What you're looking at
The conger eel (Conger conger) is the UK's heavyweight eel — a snake-bodied predator of wrecks and broken ground that grows to enormous proportions. Drab in colour but unmistakable once hooked: pure muscle from head to tail, with a fearsome set of teeth.
Key features
- Body: Cylindrical at the head, laterally compressed toward the tail. Continuous dorsal-tail-anal fin running around the rear half of the fish.
- Skin: Scaleless, smooth, heavily slime-coated. Always wet your hands before handling.
- Mouth: Large, jaws full of small backward-pointing teeth designed to grip and not let go. Use long-handled forceps — keep fingers well away from a fresh conger's head.
- Dorsal fin: Begins well forward, level with or just behind the pectoral fin tips. This is the key separator from the European eel.
- Colour: Slate grey to dark brown on the back, fading to a creamy or pinkish-white belly.
- Size: Shore congers 2–8 kg are routine; boat congers from deep wrecks reach 25 kg+; UK shore record over 30 kg, boat record over 60 kg.
Confusion species
- European eel: Much smaller, freshwater/estuarine, lower jaw projects beyond the upper (opposite of conger). Dorsal fin begins much further back. Yellow-brown body. Critically endangered — handle with care and return.

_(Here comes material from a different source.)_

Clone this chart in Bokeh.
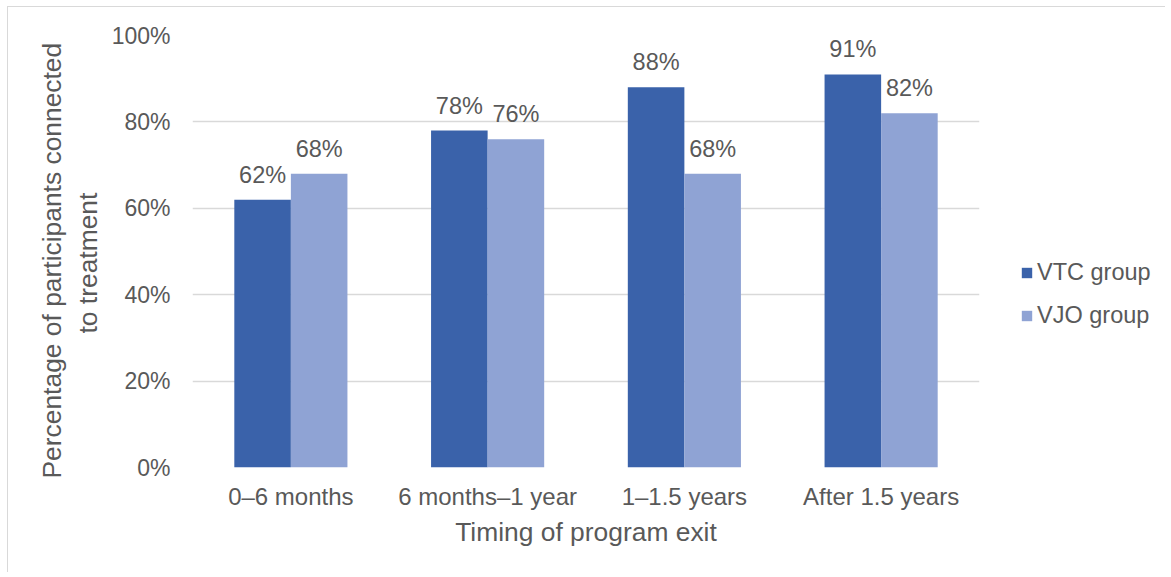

- Lamprey: No paired fins, a sucker-disc mouth (no jaws), and a row of round gill openings instead of a single slit. Different family entirely.
Where to find them
Wrecks, deep harbours, broken ground, and rock marks. Shore congers feed best after dark from rock-fringed beaches and harbour walls in summer. Boat congers come from wrecks year-round but are easiest in summer when the weather lets you anchor properly. Use heavy gear: 50–80 lb mainline, strong wire trace, big single hook, oily bait (mackerel head, whole squid). Always have heavy gloves, long forceps, and a wet unhooking mat ready before lifting one over the gunwale.